No era el único pibe de la banda del barrio que sentía curiosidad. Una tarde, los más grandes, organizaron el golpe. En aquellos tiempos nadie andaba en la calle mucho después de las nueve de la noche, así que con una plancha de acero le forzaron la lata al kiosco y se hicieron con las revistas. Los más chicos hacíamos de campana, mientras los más audaces ejecutaban la misión. Al otro día nos fuimos a la estación de trenes a mirarlas. Las revistas fueron pasando de mano en mano como si fuera una mercancía deseada, pero comprometedora a la vez, hasta que alguna madre las encontró y desaparecieron.
Ahí aprendí que el sexo era algo un poco desagradable, sucio y vergonzante. También que se podía tener relaciones sexuales con animales y objetos contundentes como una botella o una cachiporra de policía. Que a las mujeres también le podían gustar otras mujeres porque hasta ahí creía que “la homosexualidad era cosa de putos nomas.”
Mi vieja apareció un par de años después, casi sin saber cómo hacer, dejándome que me arreglara con dos libros “¿De dónde venimos?” y “¿Qué me está pasando?”. Mi viejo jamás me dijo una palabra sobre sexo, era un tipo que no sabía cómo hablar algunas cosas conmigo, entonces se hacía el boludo.

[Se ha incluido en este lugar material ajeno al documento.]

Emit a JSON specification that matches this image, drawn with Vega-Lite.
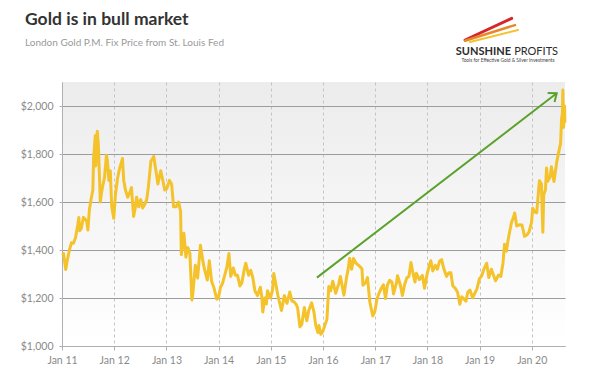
{
  "$schema": "https://vega.github.io/schema/vega-lite/v6.json",
  "width": 503,
  "height": 264,
  "autosize": {"type": "none"},
  "padding": {"left": 62, "top": 82, "right": 28, "bottom": 36},
  "background": "white",
  "title": {
    "text": "Gold is in bull market",
    "subtitle": "London Gold P.M. Fix Price from St. Louis Fed",
    "anchor": "start",
    "frame": "group",
    "dx": -37,
    "offset": -31,
    "font": "Lato",
    "fontSize": 17.5,
    "fontWeight": "bold",
    "color": "#333333",
    "subtitleFont": "Lato",
    "subtitleFontSize": 10,
    "subtitleColor": "#9a9a9a",
    "subtitlePadding": 9
  },
  "config": {
    "font": "Lato",
    "view": {
      "stroke": null,
      "fill": {"gradient": "linear", "x1": 0, "y1": 0, "x2": 0, "y2": 1,
        "stops": [{"offset": 0, "color": "#ececec"}, {"offset": 1, "color": "#ffffff"}]}
    }
  },
  "datasets": {
    "gold": [
      {"d":"2011-01-04","p":1378},{"d":"2011-01-12","p":1385},{"d":"2011-01-27","p":1319},{"d":"2011-02-08","p":1360},{"d":"2011-02-22","p":1400},{"d":"2011-03-08","p":1430},{"d":"2011-03-22","p":1428},{"d":"2011-04-05","p":1450},{"d":"2011-04-20","p":1500},{"d":"2011-04-29","p":1535},{"d":"2011-05-05","p":1480},{"d":"2011-05-16","p":1490},{"d":"2011-05-31","p":1536},{"d":"2011-06-10","p":1530},{"d":"2011-06-23","p":1520},{"d":"2011-07-01","p":1483},{"d":"2011-07-12","p":1570},{"d":"2011-07-26","p":1620},{"d":"2011-08-05","p":1650},{"d":"2011-08-10","p":1780},{"d":"2011-08-22","p":1877},{"d":"2011-08-25","p":1750},{"d":"2011-09-05","p":1895},{"d":"2011-09-13","p":1830},{"d":"2011-09-26","p":1600},{"d":"2011-10-05","p":1640},{"d":"2011-10-14","p":1670},{"d":"2011-10-25","p":1700},{"d":"2011-11-08","p":1795},{"d":"2011-11-15","p":1770},{"d":"2011-11-25","p":1690},{"d":"2011-12-05","p":1730},{"d":"2011-12-15","p":1580},{"d":"2011-12-29","p":1532},
      {"d":"2012-01-10","p":1630},{"d":"2012-01-25","p":1700},{"d":"2012-02-08","p":1740},{"d":"2012-02-28","p":1781},{"d":"2012-03-08","p":1690},{"d":"2012-03-20","p":1650},{"d":"2012-04-05","p":1620},{"d":"2012-04-20","p":1640},{"d":"2012-05-01","p":1660},{"d":"2012-05-16","p":1540},{"d":"2012-05-29","p":1580},{"d":"2012-06-06","p":1620},{"d":"2012-06-21","p":1580},{"d":"2012-07-05","p":1610},{"d":"2012-07-18","p":1575},{"d":"2012-08-02","p":1590},{"d":"2012-08-16","p":1610},{"d":"2012-08-28","p":1665},{"d":"2012-09-14","p":1770},{"d":"2012-10-04","p":1790},{"d":"2012-10-22","p":1720},{"d":"2012-11-02","p":1675},{"d":"2012-11-22","p":1730},{"d":"2012-12-05","p":1695},{"d":"2012-12-20","p":1650},
      {"d":"2013-01-03","p":1655},{"d":"2013-01-22","p":1690},{"d":"2013-02-06","p":1675},{"d":"2013-02-20","p":1580},{"d":"2013-03-10","p":1580},{"d":"2013-03-27","p":1600},{"d":"2013-04-10","p":1560},{"d":"2013-04-15","p":1380},{"d":"2013-04-23","p":1420},{"d":"2013-05-03","p":1470},{"d":"2013-05-17","p":1370},{"d":"2013-05-30","p":1410},{"d":"2013-06-14","p":1385},{"d":"2013-06-28","p":1192},{"d":"2013-07-05","p":1220},{"d":"2013-07-22","p":1336},{"d":"2013-08-07","p":1283},{"d":"2013-08-27","p":1420},{"d":"2013-09-11","p":1360},{"d":"2013-09-24","p":1320},{"d":"2013-10-14","p":1275},{"d":"2013-10-28","p":1355},{"d":"2013-11-13","p":1270},{"d":"2013-11-28","p":1245},{"d":"2013-12-19","p":1195},{"d":"2013-12-31","p":1201},
      {"d":"2014-01-14","p":1245},{"d":"2014-01-28","p":1260},{"d":"2014-02-13","p":1295},{"d":"2014-02-28","p":1330},{"d":"2014-03-14","p":1385},{"d":"2014-03-27","p":1290},{"d":"2014-04-14","p":1325},{"d":"2014-04-28","p":1295},{"d":"2014-05-13","p":1295},{"d":"2014-05-30","p":1250},{"d":"2014-06-12","p":1262},{"d":"2014-06-30","p":1320},{"d":"2014-07-10","p":1345},{"d":"2014-07-30","p":1295},{"d":"2014-08-14","p":1315},{"d":"2014-08-28","p":1285},{"d":"2014-09-12","p":1230},{"d":"2014-09-30","p":1210},{"d":"2014-10-20","p":1245},{"d":"2014-10-30","p":1205},{"d":"2014-11-06","p":1142},{"d":"2014-11-20","p":1200},{"d":"2014-12-01","p":1175},{"d":"2014-12-09","p":1230},{"d":"2014-12-30","p":1200},
      {"d":"2015-01-14","p":1235},{"d":"2015-01-22","p":1302},{"d":"2015-02-06","p":1255},{"d":"2015-02-20","p":1210},{"d":"2015-03-06","p":1175},{"d":"2015-03-17","p":1148},{"d":"2015-04-06","p":1210},{"d":"2015-04-24","p":1178},{"d":"2015-05-14","p":1225},{"d":"2015-05-29","p":1188},{"d":"2015-06-15","p":1183},{"d":"2015-06-30","p":1171},{"d":"2015-07-08","p":1158},{"d":"2015-07-24","p":1080},{"d":"2015-08-06","p":1090},{"d":"2015-08-24","p":1160},{"d":"2015-09-10","p":1105},{"d":"2015-09-25","p":1150},{"d":"2015-10-14","p":1180},{"d":"2015-10-30","p":1142},{"d":"2015-11-12","p":1085},{"d":"2015-11-27","p":1056},{"d":"2015-12-04","p":1085},{"d":"2015-12-17","p":1049},{"d":"2015-12-31","p":1060},
      {"d":"2016-01-14","p":1085},{"d":"2016-01-29","p":1111},{"d":"2016-02-11","p":1248},{"d":"2016-02-24","p":1230},{"d":"2016-03-10","p":1270},{"d":"2016-03-30","p":1220},{"d":"2016-04-21","p":1260},{"d":"2016-05-02","p":1290},{"d":"2016-05-27","p":1212},{"d":"2016-06-14","p":1285},{"d":"2016-06-24","p":1315},{"d":"2016-07-06","p":1366},{"d":"2016-07-20","p":1320},{"d":"2016-08-02","p":1365},{"d":"2016-08-19","p":1345},{"d":"2016-09-09","p":1335},{"d":"2016-09-30","p":1322},{"d":"2016-10-07","p":1253},{"d":"2016-10-27","p":1266},{"d":"2016-11-08","p":1285},{"d":"2016-11-24","p":1184},{"d":"2016-12-15","p":1125},{"d":"2016-12-30","p":1146},
      {"d":"2017-01-13","p":1196},{"d":"2017-01-24","p":1215},{"d":"2017-02-09","p":1236},{"d":"2017-02-27","p":1255},{"d":"2017-03-14","p":1198},{"d":"2017-03-27","p":1254},{"d":"2017-04-12","p":1274},{"d":"2017-04-28","p":1266},{"d":"2017-05-09","p":1217},{"d":"2017-05-31","p":1266},{"d":"2017-06-06","p":1293},{"d":"2017-06-27","p":1251},{"d":"2017-07-10","p":1211},{"d":"2017-07-26","p":1256},{"d":"2017-08-10","p":1284},{"d":"2017-08-25","p":1290},{"d":"2017-09-08","p":1348},{"d":"2017-09-20","p":1310},{"d":"2017-10-06","p":1267},{"d":"2017-10-16","p":1303},{"d":"2017-11-06","p":1277},{"d":"2017-11-27","p":1294},{"d":"2017-12-12","p":1241},{"d":"2017-12-29","p":1297},
      {"d":"2018-01-12","p":1330},{"d":"2018-01-25","p":1355},{"d":"2018-02-08","p":1313},{"d":"2018-02-26","p":1336},{"d":"2018-03-12","p":1320},{"d":"2018-03-27","p":1353},{"d":"2018-04-11","p":1360},{"d":"2018-04-25","p":1324},{"d":"2018-05-15","p":1290},{"d":"2018-05-31","p":1305},{"d":"2018-06-14","p":1305},{"d":"2018-06-28","p":1250},{"d":"2018-07-16","p":1240},{"d":"2018-07-31","p":1224},{"d":"2018-08-16","p":1174},{"d":"2018-08-29","p":1205},{"d":"2018-09-14","p":1196},{"d":"2018-09-28","p":1187},{"d":"2018-10-11","p":1225},{"d":"2018-10-26","p":1233},{"d":"2018-11-13","p":1201},{"d":"2018-11-30","p":1221},{"d":"2018-12-14","p":1238},{"d":"2018-12-31","p":1280},
      {"d":"2019-01-14","p":1290},{"d":"2019-01-31","p":1319},{"d":"2019-02-20","p":1345},{"d":"2019-03-07","p":1285},{"d":"2019-03-25","p":1320},{"d":"2019-04-12","p":1290},{"d":"2019-04-23","p":1272},{"d":"2019-05-14","p":1296},{"d":"2019-05-30","p":1290},{"d":"2019-06-14","p":1345},{"d":"2019-06-25","p":1424},{"d":"2019-07-08","p":1395},{"d":"2019-07-19","p":1440},{"d":"2019-08-07","p":1498},{"d":"2019-08-13","p":1516},{"d":"2019-08-28","p":1540},{"d":"2019-09-04","p":1554},{"d":"2019-09-18","p":1500},{"d":"2019-10-07","p":1505},{"d":"2019-10-25","p":1504},{"d":"2019-11-12","p":1457},{"d":"2019-11-29","p":1463},{"d":"2019-12-13","p":1475},{"d":"2019-12-31","p":1515},
      {"d":"2020-01-08","p":1574},{"d":"2020-01-20","p":1560},{"d":"2020-02-05","p":1555},{"d":"2020-02-24","p":1689},{"d":"2020-03-09","p":1675},{"d":"2020-03-19","p":1474},{"d":"2020-03-25","p":1630},{"d":"2020-04-06","p":1650},{"d":"2020-04-14","p":1742},{"d":"2020-04-21","p":1686},{"d":"2020-05-08","p":1703},{"d":"2020-05-18","p":1747},{"d":"2020-06-05","p":1685},{"d":"2020-06-24","p":1766},{"d":"2020-07-08","p":1809},{"d":"2020-07-21","p":1843},{"d":"2020-07-28","p":1945},{"d":"2020-08-03","p":1973},{"d":"2020-08-06","p":2067},{"d":"2020-08-11","p":1911},{"d":"2020-08-18","p":2000},{"d":"2020-08-20","p":1930}
    ],
    "arrow": [{"d": "2015-11-20", "p": 1285, "end": 0}, {"d": "2020-06-24", "p": 2053, "end": 1}],
    "swoosh": [
      {"d1": "2018-09-22", "v1": 2275, "d2": "2019-08-14", "v2": 2365, "c": "#d7262b", "w": 3},
      {"d1": "2018-09-22", "v1": 2272, "d2": "2019-09-06", "v2": 2337, "c": "#e58a2a", "w": 2.5},
      {"d1": "2018-10-26", "v1": 2267, "d2": "2019-09-27", "v2": 2317, "c": "#f3c233", "w": 2}
    ],
    "logo": [
      {"t": "SUNSHINE", "d": "2019-08-09", "v": 2214},
      {"t": "PROFITS", "d": "2019-08-31", "v": 2214},
      {"t": "Tools for Effective Gold & Silver Investments", "d": "2019-07-19", "v": 2182}
    ]
  },
  "layer": [
    {
      "data": {"name": "gold"},
      "mark": {"type": "line", "color": "#f4c22b", "strokeWidth": 3, "strokeJoin": "round"},
      "encoding": {
        "x": {
          "field": "d", "type": "temporal", "title": null,
          "scale": {"domain": [{"year": 2011, "month": 1, "date": 1}, {"year": 2020, "month": 8, "date": 21}], "nice": false},
          "axis": {
            "format": "%b %y", "tickCount": {"interval": "year", "step": 1},
            "labelColor": "#8a8a8a", "labelFontSize": 10.5, "labelPadding": 5, "labelFlush": false,
            "domainColor": "#b0b0b0", "tickColor": "#b0b0b0", "tickSize": 4,
            "grid": true, "gridColor": "#c4c4c4", "gridDash": [3, 3], "gridWidth": 1
          }
        },
        "y": {
          "field": "p", "type": "quantitative", "title": null,
          "scale": {"domain": [1000, 2100], "nice": false, "zero": false},
          "axis": {
            "values": [1000, 1200, 1400, 1600, 1800, 2000], "format": "$,d",
            "labelColor": "#8a8a8a", "labelFontSize": 10.5, "labelPadding": 6,
            "domainColor": "#b0b0b0", "tickColor": "#b0b0b0", "tickSize": 3,
            "grid": true, "gridColor": "#9c9c9c", "gridWidth": 1
          }
        }
      }
    },
    {
      "data": {"name": "arrow"},
      "mark": {"type": "line", "color": "#5ba22c", "strokeWidth": 2},
      "encoding": {
        "x": {"field": "d", "type": "temporal", "title": null},
        "y": {"field": "p", "type": "quantitative", "title": null}
      }
    },
    {
      "data": {"name": "arrow"},
      "transform": [{"filter": "datum.end == 1"}],
      "mark": {"type": "point", "shape": "M -1 -0.8 L 0 0 L -1 0.8", "filled": false, "stroke": "#5ba22c", "strokeWidth": 2, "size": 200, "angle": 322.5, "opacity": 1},
      "encoding": {
        "x": {"field": "d", "type": "temporal", "title": null},
        "y": {"field": "p", "type": "quantitative", "title": null}
      }
    },
    {
      "data": {"name": "swoosh"},
      "mark": {"type": "rule", "strokeCap": "round"},
      "encoding": {
        "x": {"field": "d1", "type": "temporal", "title": null},
        "x2": {"field": "d2"},
        "y": {"field": "v1", "type": "quantitative", "title": null},
        "y2": {"field": "v2"},
        "color": {"field": "c", "type": "nominal", "scale": null},
        "strokeWidth": {"field": "w", "type": "quantitative", "scale": null}
      }
    },
    {
      "data": {"name": "logo"},
      "transform": [{"filter": "datum.t == 'SUNSHINE'"}],
      "mark": {"type": "text", "color": "#2b2b2b", "font": "Lato", "fontWeight": "bold", "fontSize": 11, "align": "right", "baseline": "alphabetic"},
      "encoding": {
        "x": {"field": "d", "type": "temporal", "title": null},
        "y": {"field": "v", "type": "quantitative", "title": null},
        "text": {"field": "t"}
      }
    },
    {
      "data": {"name": "logo"},
      "transform": [{"filter": "datum.t == 'PROFITS'"}],
      "mark": {"type": "text", "color": "#2b2b2b", "font": "Lato", "fontWeight": "normal", "fontSize": 11, "align": "left", "baseline": "alphabetic"},
      "encoding": {
        "x": {"field": "d", "type": "temporal", "title": null},
        "y": {"field": "v", "type": "quantitative", "title": null},
        "text": {"field": "t"}
      }
    },
    {
      "data": {"name": "logo"},
      "transform": [{"filter": "length(datum.t) > 10"}],
      "mark": {"type": "text", "color": "#444444", "font": "Lato", "fontSize": 4.8, "align": "center", "baseline": "alphabetic"},
      "encoding": {
        "x": {"field": "d", "type": "temporal", "title": null},
        "y": {"field": "v", "type": "quantitative", "title": null},
        "text": {"field": "t"}
      }
    }
  ]
}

La calle proveerá.
No los culpo y no me culpo. Todos somos hijos de nuestro tiempo, del contexto, las experiencias y las circunstancias. Me llevó mucho tiempo reformular mi idea del sexo, esa mezcla de morbo insano, prejuicios, tabúes y ciencias naturales que me había armado. También la idea de que la homosexualidad masculina era una enfermedad y la femenina una cosa de absoluta voluptuosidad inventada para la fantasía y el goce de los hombres.
Les pibes de hoy -y esta nueva era de la comunicación y la educación-, de alguna manera, me lo fueron explicando. No soy tanto un padre de mente abierta, sino más bien un padre de hijos con mentes abiertas y, sobre todo, mucho más sanas, que me permiten ser su amigo, que me permiten escucharlos y me escuchan, de los que aprendo y algo les puedo seguir enseñando.
A pesar de sus encierros en las pantallas, los veo más receptivos y libres de mente. Entienden que no existe el género sino sólo personas que se aman o se gustan. Aceptan y respetan la diferencia. Viven y dejan vivir.
Entonces, no todo tiempo pasado fue mejor, no en todos los aspectos, al menos. No siempre. Pero sí, algunas cosas cambian rápido y mucho, por suerte.